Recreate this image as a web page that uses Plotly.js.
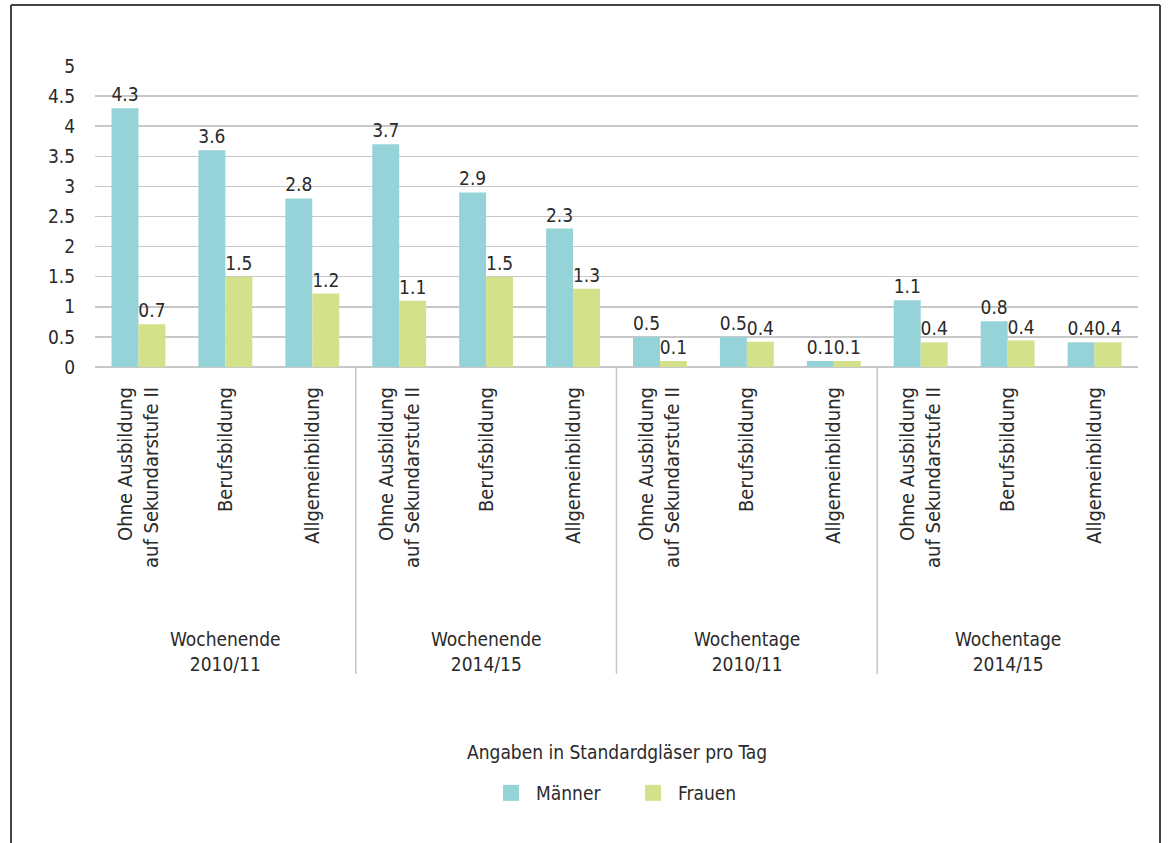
<!DOCTYPE html>
<html>
<head>
<meta charset="utf-8">
<script src="https://cdn.plot.ly/plotly-3.0.1.min.js"></script>
<style>
html,body{margin:0;padding:0;background:#fff;}
#chart{width:1173px;height:843px;}
</style>
</head>
<body>
<div id="chart"></div>
<script>
const categories = ["c1","c2","c3","c4","c5","c6","c7","c8","c9","c10","c11","c12"];
const categoryLabels = [
  "Ohne Ausbildung<br>auf Sekundarstufe II","Berufsbildung","Allgemeinbildung",
  "Ohne Ausbildung<br>auf Sekundarstufe II","Berufsbildung","Allgemeinbildung",
  "Ohne Ausbildung<br>auf Sekundarstufe II","Berufsbildung","Allgemeinbildung",
  "Ohne Ausbildung<br>auf Sekundarstufe II","Berufsbildung","Allgemeinbildung"
];
const groupLabels = ["Wochenende<br>2010/11","Wochenende<br>2014/15","Wochentage<br>2010/11","Wochentage<br>2014/15"];
const maenner = [4.3,3.6,2.8,3.7,2.9,2.3,0.5,0.5,0.1,1.11,0.76,0.41];
const frauen  = [0.71,1.5,1.22,1.1,1.5,1.3,0.1,0.42,0.1,0.41,0.44,0.41];
const seriesNames = ["Männer","Frauen"];
const legendTitle = "Angaben in Standardgläser pro Tag";
const yTicks = [0,0.5,1,1.5,2,2.5,3,3.5,4,4.5,5];

const FONT = "DejaVu Sans Condensed, DejaVu Sans, sans-serif";
const TXT = "#2a2a2a";
const FS = 19;
const colM = "#95d3d8";
const colF = "#d3e18a";

const mk = (name, vals, col) => ({
  type: "bar", name: name, x: categories, y: vals, showlegend: false,
  marker: {color: col, line: {width: 0}},
  texttemplate: "%{y:.1f}", textposition: "outside",
  textfont: {family: FONT, size: FS, color: TXT},
  constraintext: "none", cliponaxis: false, hoverinfo: "none"
});
const leg = (name, col) => ({
  type: "scatter", mode: "markers", name: name, x: [null], y: [null],
  marker: {symbol: "square", size: 19, color: col}, showlegend: true, hoverinfo: "none"
});

const data = [mk(seriesNames[0], maenner, colM), mk(seriesNames[1], frauen, colF),
              leg(seriesNames[0], colM), leg(seriesNames[1], colF)];

// plot area pixels: x 95..1138, y 66..367
const L=95, R=1138, T=66, B=367, W=1173, H=843;
const pw=R-L, ph=B-T;
const px = v => (v-L)/pw;
const py = v => (B-v)/ph;

const shapes = [];
[2.5,5.5,8.5].forEach(xv => shapes.push({type:"line", xref:"x", yref:"paper", x0:xv, x1:xv, y0:0, y1:py(674), line:{color:"#c8c8c8", width:1.5}}));
// frame
shapes.push({type:"line", xref:"paper", yref:"paper", x0:px(11), x1:px(11), y0:py(5), y1:py(843), line:{color:"#444", width:2}});
shapes.push({type:"line", xref:"paper", yref:"paper", x0:px(11), x1:px(1160), y0:py(5), y1:py(5), line:{color:"#444", width:2}});
shapes.push({type:"line", xref:"paper", yref:"paper", x0:px(1160), x1:px(1160), y0:py(5), y1:py(843), line:{color:"#444", width:2}});

const annotations = groupLabels.map((g,i) => ({
  xref:"x", yref:"paper", x: categories[i*3+1], y: py(651), text: g, showarrow:false,
  font:{family:FONT, size:FS, color:TXT}, align:"center", yanchor:"middle"
}));
annotations.push({xref:"paper", yref:"paper", x: px(617), y: py(752), text: legendTitle, showarrow:false,
  font:{family:FONT, size:FS, color:TXT}, xanchor:"center", yanchor:"middle"});

const layout = {
  width: W, height: H,
  margin: {l: L, r: W-R, t: T, b: H-B, pad: 0},
  paper_bgcolor: "#fff", plot_bgcolor: "#fff",
  barmode: "group", bargap: 0.38, bargroupgap: 0,
  showlegend: true,
  legend: {orientation: "h", x: px(628), xanchor: "center", y: py(793), yanchor: "middle",
    font: {family: FONT, size: FS, color: TXT}, itemwidth: 40, itemsizing: "trace",
    itemclick: false, traceorder: "normal", entrywidth: 87, entrywidthmode: "pixels"},
  xaxis: {type: "category", tickvals: categories, ticktext: categoryLabels, tickangle: -90,
    tickfont: {family: FONT, size: 20, color: TXT}, showgrid: false, showline: false,
    ticks: "", zeroline: false, range: [-0.5, 11.5], fixedrange: true, ticklabelstandoff: 15},
  yaxis: {range: [0, 5], tickvals: yTicks, ticktext: yTicks.map(String),
    tickfont: {family: FONT, size: FS, color: TXT}, showgrid: true, gridcolor: "#c8c8c8",
    gridwidth: 1.5, zeroline: true, zerolinecolor: "#c8c8c8", zerolinewidth: 2,
    showline: false, ticks: "outside", ticklen: 15, tickcolor: "rgba(0,0,0,0)", fixedrange: true},
  shapes: shapes, annotations: annotations,
  font: {family: FONT}
};

Plotly.newPlot("chart", data, layout, {displayModeBar: false, staticPlot: true});
</script>
</body>
</html>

**Task:** Leave out the pictures and give the listing above again exactly.

**Solution below:**
Recreate this image as a web page that uses Plotly.js.
<!DOCTYPE html>
<html>
<head>
<meta charset="utf-8">
<script src="https://cdn.plot.ly/plotly-3.0.1.min.js"></script>
<style>
html,body{margin:0;padding:0;background:#fff;}
#chart{width:1173px;height:843px;}
</style>
</head>
<body>
<div id="chart"></div>
<script>
const categories = ["c1","c2","c3","c4","c5","c6","c7","c8","c9","c10","c11","c12"];
const categoryLabels = [
  "Ohne Ausbildung<br>auf Sekundarstufe II","Berufsbildung","Allgemeinbildung",
  "Ohne Ausbildung<br>auf Sekundarstufe II","Berufsbildung","Allgemeinbildung",
  "Ohne Ausbildung<br>auf Sekundarstufe II","Berufsbildung","Allgemeinbildung",
  "Ohne Ausbildung<br>auf Sekundarstufe II","Berufsbildung","Allgemeinbildung"
];
const groupLabels = ["Wochenende<br>2010/11","Wochenende<br>2014/15","Wochentage<br>2010/11","Wochentage<br>2014/15"];
const maenner = [4.3,3.6,2.8,3.7,2.9,2.3,0.5,0.5,0.1,1.11,0.76,0.41];
const frauen  = [0.71,1.5,1.22,1.1,1.5,1.3,0.1,0.42,0.1,0.41,0.44,0.41];
const seriesNames = ["Männer","Frauen"];
const legendTitle = "Angaben in Standardgläser pro Tag";
const yTicks = [0,0.5,1,1.5,2,2.5,3,3.5,4,4.5,5];

const FONT = "DejaVu Sans Condensed, DejaVu Sans, sans-serif";
const TXT = "#2a2a2a";
const FS = 19;
const colM = "#95d3d8";
const colF = "#d3e18a";

const mk = (name, vals, col) => ({
  type: "bar", name: name, x: categories, y: vals, showlegend: false,
  marker: {color: col, line: {width: 0}},
  texttemplate: "%{y:.1f}", textposition: "outside",
  textfont: {family: FONT, size: FS, color: TXT},
  constraintext: "none", cliponaxis: false, hoverinfo: "none"
});
const leg = (name, col) => ({
  type: "scatter", mode: "markers", name: name, x: [null], y: [null],
  marker: {symbol: "square", size: 19, color: col}, showlegend: true, hoverinfo: "none"
});

const data = [mk(seriesNames[0], maenner, colM), mk(seriesNames[1], frauen, colF),
              leg(seriesNames[0], colM), leg(seriesNames[1], colF)];

// plot area pixels: x 95..1138, y 66..367
const L=95, R=1138, T=66, B=367, W=1173, H=843;
const pw=R-L, ph=B-T;
const px = v => (v-L)/pw;
const py = v => (B-v)/ph;

const shapes = [];
[2.5,5.5,8.5].forEach(xv => shapes.push({type:"line", xref:"x", yref:"paper", x0:xv, x1:xv, y0:0, y1:py(674), line:{color:"#c8c8c8", width:1.5}}));
// frame
shapes.push({type:"line", xref:"paper", yref:"paper", x0:px(11), x1:px(11), y0:py(5), y1:py(843), line:{color:"#444", width:2}});
shapes.push({type:"line", xref:"paper", yref:"paper", x0:px(11), x1:px(1160), y0:py(5), y1:py(5), line:{color:"#444", width:2}});
shapes.push({type:"line", xref:"paper", yref:"paper", x0:px(1160), x1:px(1160), y0:py(5), y1:py(843), line:{color:"#444", width:2}});

const annotations = groupLabels.map((g,i) => ({
  xref:"x", yref:"paper", x: categories[i*3+1], y: py(651), text: g, showarrow:false,
  font:{family:FONT, size:FS, color:TXT}, align:"center", yanchor:"middle"
}));
annotations.push({xref:"paper", yref:"paper", x: px(617), y: py(752), text: legendTitle, showarrow:false,
  font:{family:FONT, size:FS, color:TXT}, xanchor:"center", yanchor:"middle"});

const layout = {
  width: W, height: H,
  margin: {l: L, r: W-R, t: T, b: H-B, pad: 0},
  paper_bgcolor: "#fff", plot_bgcolor: "#fff",
  barmode: "group", bargap: 0.38, bargroupgap: 0,
  showlegend: true,
  legend: {orientation: "h", x: px(628), xanchor: "center", y: py(793), yanchor: "middle",
    font: {family: FONT, size: FS, color: TXT}, itemwidth: 40, itemsizing: "trace",
    itemclick: false, traceorder: "normal", entrywidth: 87, entrywidthmode: "pixels"},
  xaxis: {type: "category", tickvals: categories, ticktext: categoryLabels, tickangle: -90,
    tickfont: {family: FONT, size: 20, color: TXT}, showgrid: false, showline: false,
    ticks: "", zeroline: false, range: [-0.5, 11.5], fixedrange: true, ticklabelstandoff: 15},
  yaxis: {range: [0, 5], tickvals: yTicks, ticktext: yTicks.map(String),
    tickfont: {family: FONT, size: FS, color: TXT}, showgrid: true, gridcolor: "#c8c8c8",
    gridwidth: 1.5, zeroline: true, zerolinecolor: "#c8c8c8", zerolinewidth: 2,
    showline: false, ticks: "outside", ticklen: 15, tickcolor: "rgba(0,0,0,0)", fixedrange: true},
  shapes: shapes, annotations: annotations,
  font: {family: FONT}
};

Plotly.newPlot("chart", data, layout, {displayModeBar: false, staticPlot: true});
</script>
</body>
</html>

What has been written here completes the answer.